LES CONTRÔLES s’enchaînent dans les officines. Lorsqu’il ne s’agit pas des agents du fisc (« le Quotidien » du 20 juin), ce sont les services douaniers qui débarquent dans les pharmacies. Motif de la procédure : la vente d’alcool à 90° aux particuliers. Et la visite des douaniers n’est pas obligatoirement liée à la délivrance de quantités exorbitantes. En effet, les douanes semblent aujourd’hui interpréter différemment les textes encadrant la dispensation d’alcool dans les officines. « Depuis la suppression des procédures de contingent d’alcool par la loi de finances pour 1999, les pharmaciens ont pour habitude de vendre en exonération de droits d’accises de l’alcool pur aux patients ainsi qu’aux professions médicales et paramédicales, rappelle l’Union nationale des pharmacies de France (UNPF). Ils effectuent pour cela une déclaration préalable de profession à la Direction régionale des douanes et droits indirects compétente. » Mais depuis, une ordonnance de 2001 modifiant le code général des impôts a réformé les dispositions de cette exonération. Cette ordonnance « prévoit que sont exonérés de droits d’accises les alcools utilisés à des fins médicales ou pharmaceutiques dans les hôpitaux et établissements similaires ainsi que dans les officines », précise l’UNPF. Les douanes, elles, font une lecture restrictive de la nouvelle disposition. Pour elles, explique le syndicat, « seul l’alcool utilisé dans la pharmacie est exonéré des droits et l’alcool à 90° délivré par les pharmaciens d’officine doit l’être en droits acquittés depuis cette ordonnance de 2001, et ce dès le premier litre délivré ». « Les douanes estiment que les flacons d’alcool à 90° (ou tout autre titre) en flacon de 125 ml ou 250 ml, fussent-ils prescrits et fabriqués industriellement depuis de nombreuses années et dispensés à usage de désinfectant, le sont en infraction au code général des impôts », observe la Fédération des syndicats pharmaceutiques de France (FSPF), qui déplore que les douanes n’aient jamais communiqué aux instances professionnelles, et sans doute pas non plus aux fournisseurs d’alcool, et encore moins aux pharmaciens, leur nouvelle position en la matière. « On nous interdit de vendre, sauf à payer des droits d’accises, résume Gilles Bonnefond, président de l’Union des syndicats de pharmaciens d’officine (USPO). C’est une lecture qui aurait pu être faite il y a dix ans. »

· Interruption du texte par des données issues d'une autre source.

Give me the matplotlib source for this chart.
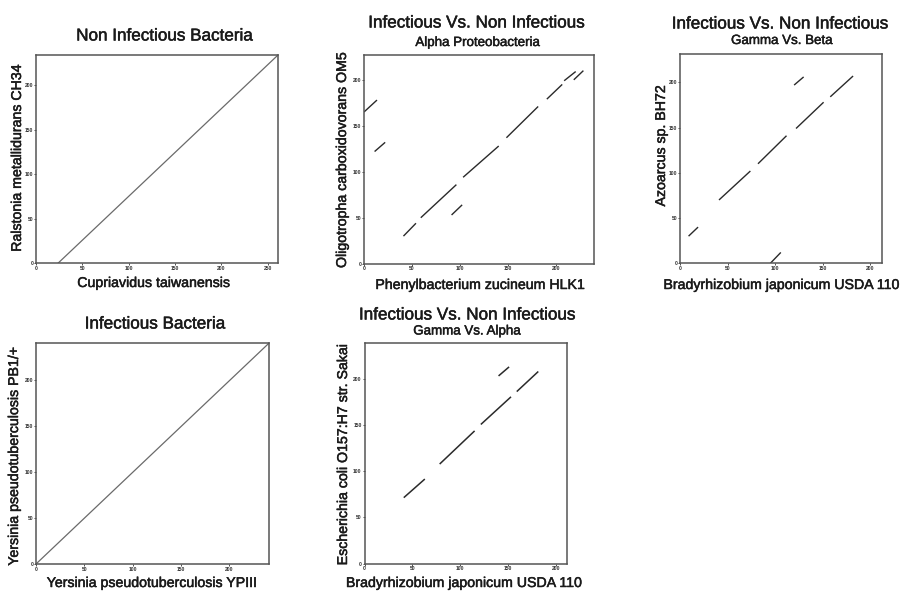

Cerise sur le gâteau : même si les officinaux avaient eu connaissance de ces nouvelles règles, ils n’auraient pas pu, en pratique, s’acquitter de la taxe, puisqu’aucune procédure n’a été mise en place, s’indigne Gilles Bonnefond. « À qui dois-je payer, à un contrôleur des douanes ou à mon fournisseur ? interroge le président de l’USPO. On nous demande de verser des droits d’accises, mais on ne nous en donne pas les moyens. Il y a un biais auquel les douanes n’apportent pas de réponse. »
Appel au boycott des ventes.
Dans ce contexte, les trois syndicats d’officinaux appellent leurs confrères à cesser immédiatement toute dispensation d’alcool pur (sauf alcool dénaturé ou modifié), quel que soit le volume, même sur prescription médicale. D’autant que les pénalités peuvent être lourdes, de l’ordre de 15 euros par litre dispensé, avec une rétroactivité allant jusqu’à trois ans. Et, à la clé, des risques pour la pérennité des entreprises sanctionnées.
Les alertes lancées par les syndicats auprès de la direction générale des douanes et les appels à la discussion n’y ont rien changé. Les contrôles et les poursuites continuent, quelles que soient les quantités délivrées. Une rencontre a tout de même eu lieu à la mi-mai, mais sans résultat probant. Pourtant, « le directeur général des douanes admet que les textes sont un peu ambigus, et qu’il va faire une proposition au Conseil central A de l’Ordre pour mieux définir les modalités d’application », déclarait Patrice Devillers à l’issue de cette réunion où il représentait l’USPO. Pour la FSPF, c’est désormais aux autorités de santé de se prononcer sur ce dossier. Pour l’heure, les syndicats recommandent donc de ne plus courir de risque et de boycotter purement et simplement les ventes d’alcool.